Written request
Leaving the pictures aside, transcribe every line below exactly.

Information shown

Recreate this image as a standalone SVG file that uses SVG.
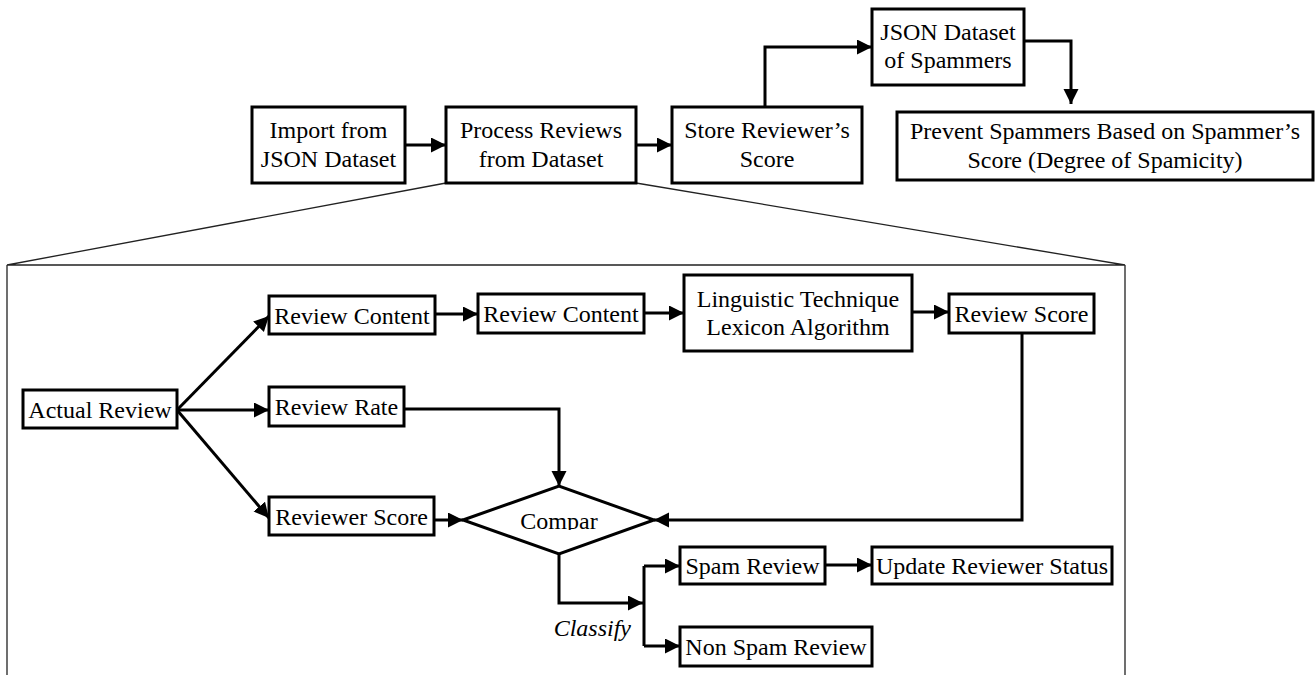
<svg xmlns="http://www.w3.org/2000/svg" width="1316" height="675" viewBox="0 0 1316 675">
<style>
.box{fill:#fff;stroke:#000;stroke-width:3}
.t{font-family:"Liberation Serif","Times New Roman",serif;font-size:24px;fill:#000;text-anchor:middle}
.c{fill:none;stroke:#000;stroke-width:3}
.f{fill:none;stroke:#222;stroke-width:1.3}
</style>
<defs>
<marker id="ah" markerUnits="userSpaceOnUse" markerWidth="16" markerHeight="16" refX="15" refY="7.5" orient="auto">
<path d="M0,0 L15,7.5 L0,15 z" fill="#000"/>
</marker>
<clipPath id="cmp"><rect x="480" y="490" width="160" height="40"/></clipPath>
</defs>
<rect width="1316" height="675" fill="#fff"/>
<g id="zoom-frame">
<path class="f" d="M446,183 L7,265 L1125,265 L636,183 M7,265 L7,675 M1125,265 L1125,675"/>
</g>
<g id="connectors">
<path class="c" marker-end="url(#ah)" d="M405,145 L446,145"/>
<path class="c" marker-end="url(#ah)" d="M636,145 L672,145"/>
<path class="c" marker-end="url(#ah)" d="M765,107 L765,47 L872,47"/>
<path class="c" marker-end="url(#ah)" d="M1024,41 L1071,41 L1071,104"/>
<path class="c" marker-end="url(#ah)" d="M177,410 L269,316"/>
<path class="c" marker-end="url(#ah)" d="M177,410 L269,410"/>
<path class="c" marker-end="url(#ah)" d="M177,410 L269,518"/>
<path class="c" marker-end="url(#ah)" d="M435,314 L478,314"/>
<path class="c" marker-end="url(#ah)" d="M644,313 L684,313"/>
<path class="c" marker-end="url(#ah)" d="M912,312 L949,312"/>
<path class="c" marker-end="url(#ah)" d="M404,409 L559,409 L559,486"/>
<path class="c" marker-end="url(#ah)" d="M1022,333 L1022,520 L654,520"/>
<path class="c" marker-end="url(#ah)" d="M434,520 L463,520"/>
<path class="c" marker-end="url(#ah)" d="M559,554 L559,603 L643,603"/>
<path class="c" d="M644,566 L644,646"/>
<path class="c" marker-end="url(#ah)" d="M644,566 L680,566"/>
<path class="c" marker-end="url(#ah)" d="M644,646 L680,646"/>
<path class="c" marker-end="url(#ah)" d="M825,565 L872,565"/>
</g>
<g id="import">
<rect class="box" x="252" y="107" width="153" height="76"/>
<text class="t" x="328.5" y="138">Import from</text>
<text class="t" x="328.5" y="167">JSON Dataset</text>
</g>
<g id="process">
<rect class="box" x="446" y="107" width="190" height="76"/>
<text class="t" x="541" y="138">Process Reviews</text>
<text class="t" x="541" y="167">from Dataset</text>
</g>
<g id="store">
<rect class="box" x="672" y="107" width="190" height="76"/>
<text class="t" x="767" y="138">Store Reviewer’s</text>
<text class="t" x="767" y="167">Score</text>
</g>
<g id="json-spammers">
<rect class="box" x="872" y="9" width="152" height="76"/>
<text class="t" x="948" y="40">JSON Dataset</text>
<text class="t" x="948" y="68">of Spammers</text>
</g>
<g id="prevent">
<rect class="box" x="897" y="112" width="416" height="68"/>
<text class="t" x="1105" y="139">Prevent Spammers Based on Spammer’s</text>
<text class="t" x="1105" y="168">Score (Degree of Spamicity)</text>
</g>
<g id="actual-review">
<rect class="box" x="23" y="390" width="154" height="38"/>
<text class="t" x="100" y="418">Actual Review</text>
</g>
<g id="review-content-1">
<rect class="box" x="269" y="296" width="166" height="38"/>
<text class="t" x="352" y="324">Review Content</text>
</g>
<g id="review-rate">
<rect class="box" x="269" y="387" width="135" height="39"/>
<text class="t" x="336.5" y="415">Review Rate</text>
</g>
<g id="reviewer-score">
<rect class="box" x="269" y="497" width="165" height="38"/>
<text class="t" x="351.5" y="525">Reviewer Score</text>
</g>
<g id="review-content-2">
<rect class="box" x="478" y="294" width="166" height="39"/>
<text class="t" x="561" y="322">Review Content</text>
</g>
<g id="linguistic">
<rect class="box" x="684" y="275" width="228" height="76"/>
<text class="t" x="798" y="307">Linguistic Technique</text>
<text class="t" x="798" y="335">Lexicon Algorithm</text>
</g>
<g id="review-score">
<rect class="box" x="949" y="294" width="145" height="39"/>
<text class="t" x="1021.5" y="322">Review Score</text>
</g>
<g id="compare">
<polygon class="box" points="463,520 559,486 654,520 559,554"/>
<text class="t" x="559" y="529" clip-path="url(#cmp)">Compar</text>
</g>
<g id="classify-label">
<text class="t" x="631" y="636" style="text-anchor:end;font-style:italic">Classify</text>
</g>
<g id="spam-review">
<rect class="box" x="680" y="547" width="145" height="37"/>
<text class="t" x="752.5" y="574">Spam Review</text>
</g>
<g id="update-status">
<rect class="box" x="872" y="547" width="240" height="37"/>
<text class="t" x="992" y="574">Update Reviewer Status</text>
</g>
<g id="non-spam-review">
<rect class="box" x="680" y="627" width="192" height="39"/>
<text class="t" x="776" y="655">Non Spam Review</text>
</g>
</svg>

Exercise answer
Recreate this image as a standalone SVG file that uses SVG.
<svg xmlns="http://www.w3.org/2000/svg" width="1316" height="675" viewBox="0 0 1316 675">
<style>
.box{fill:#fff;stroke:#000;stroke-width:3}
.t{font-family:"Liberation Serif","Times New Roman",serif;font-size:24px;fill:#000;text-anchor:middle}
.c{fill:none;stroke:#000;stroke-width:3}
.f{fill:none;stroke:#222;stroke-width:1.3}
</style>
<defs>
<marker id="ah" markerUnits="userSpaceOnUse" markerWidth="16" markerHeight="16" refX="15" refY="7.5" orient="auto">
<path d="M0,0 L15,7.5 L0,15 z" fill="#000"/>
</marker>
<clipPath id="cmp"><rect x="480" y="490" width="160" height="40"/></clipPath>
</defs>
<rect width="1316" height="675" fill="#fff"/>
<g id="zoom-frame">
<path class="f" d="M446,183 L7,265 L1125,265 L636,183 M7,265 L7,675 M1125,265 L1125,675"/>
</g>
<g id="connectors">
<path class="c" marker-end="url(#ah)" d="M405,145 L446,145"/>
<path class="c" marker-end="url(#ah)" d="M636,145 L672,145"/>
<path class="c" marker-end="url(#ah)" d="M765,107 L765,47 L872,47"/>
<path class="c" marker-end="url(#ah)" d="M1024,41 L1071,41 L1071,104"/>
<path class="c" marker-end="url(#ah)" d="M177,410 L269,316"/>
<path class="c" marker-end="url(#ah)" d="M177,410 L269,410"/>
<path class="c" marker-end="url(#ah)" d="M177,410 L269,518"/>
<path class="c" marker-end="url(#ah)" d="M435,314 L478,314"/>
<path class="c" marker-end="url(#ah)" d="M644,313 L684,313"/>
<path class="c" marker-end="url(#ah)" d="M912,312 L949,312"/>
<path class="c" marker-end="url(#ah)" d="M404,409 L559,409 L559,486"/>
<path class="c" marker-end="url(#ah)" d="M1022,333 L1022,520 L654,520"/>
<path class="c" marker-end="url(#ah)" d="M434,520 L463,520"/>
<path class="c" marker-end="url(#ah)" d="M559,554 L559,603 L643,603"/>
<path class="c" d="M644,566 L644,646"/>
<path class="c" marker-end="url(#ah)" d="M644,566 L680,566"/>
<path class="c" marker-end="url(#ah)" d="M644,646 L680,646"/>
<path class="c" marker-end="url(#ah)" d="M825,565 L872,565"/>
</g>
<g id="import">
<rect class="box" x="252" y="107" width="153" height="76"/>
<text class="t" x="328.5" y="138">Import from</text>
<text class="t" x="328.5" y="167">JSON Dataset</text>
</g>
<g id="process">
<rect class="box" x="446" y="107" width="190" height="76"/>
<text class="t" x="541" y="138">Process Reviews</text>
<text class="t" x="541" y="167">from Dataset</text>
</g>
<g id="store">
<rect class="box" x="672" y="107" width="190" height="76"/>
<text class="t" x="767" y="138">Store Reviewer’s</text>
<text class="t" x="767" y="167">Score</text>
</g>
<g id="json-spammers">
<rect class="box" x="872" y="9" width="152" height="76"/>
<text class="t" x="948" y="40">JSON Dataset</text>
<text class="t" x="948" y="68">of Spammers</text>
</g>
<g id="prevent">
<rect class="box" x="897" y="112" width="416" height="68"/>
<text class="t" x="1105" y="139">Prevent Spammers Based on Spammer’s</text>
<text class="t" x="1105" y="168">Score (Degree of Spamicity)</text>
</g>
<g id="actual-review">
<rect class="box" x="23" y="390" width="154" height="38"/>
<text class="t" x="100" y="418">Actual Review</text>
</g>
<g id="review-content-1">
<rect class="box" x="269" y="296" width="166" height="38"/>
<text class="t" x="352" y="324">Review Content</text>
</g>
<g id="review-rate">
<rect class="box" x="269" y="387" width="135" height="39"/>
<text class="t" x="336.5" y="415">Review Rate</text>
</g>
<g id="reviewer-score">
<rect class="box" x="269" y="497" width="165" height="38"/>
<text class="t" x="351.5" y="525">Reviewer Score</text>
</g>
<g id="review-content-2">
<rect class="box" x="478" y="294" width="166" height="39"/>
<text class="t" x="561" y="322">Review Content</text>
</g>
<g id="linguistic">
<rect class="box" x="684" y="275" width="228" height="76"/>
<text class="t" x="798" y="307">Linguistic Technique</text>
<text class="t" x="798" y="335">Lexicon Algorithm</text>
</g>
<g id="review-score">
<rect class="box" x="949" y="294" width="145" height="39"/>
<text class="t" x="1021.5" y="322">Review Score</text>
</g>
<g id="compare">
<polygon class="box" points="463,520 559,486 654,520 559,554"/>
<text class="t" x="559" y="529" clip-path="url(#cmp)">Compar</text>
</g>
<g id="classify-label">
<text class="t" x="631" y="636" style="text-anchor:end;font-style:italic">Classify</text>
</g>
<g id="spam-review">
<rect class="box" x="680" y="547" width="145" height="37"/>
<text class="t" x="752.5" y="574">Spam Review</text>
</g>
<g id="update-status">
<rect class="box" x="872" y="547" width="240" height="37"/>
<text class="t" x="992" y="574">Update Reviewer Status</text>
</g>
<g id="non-spam-review">
<rect class="box" x="680" y="627" width="192" height="39"/>
<text class="t" x="776" y="655">Non Spam Review</text>
</g>
</svg>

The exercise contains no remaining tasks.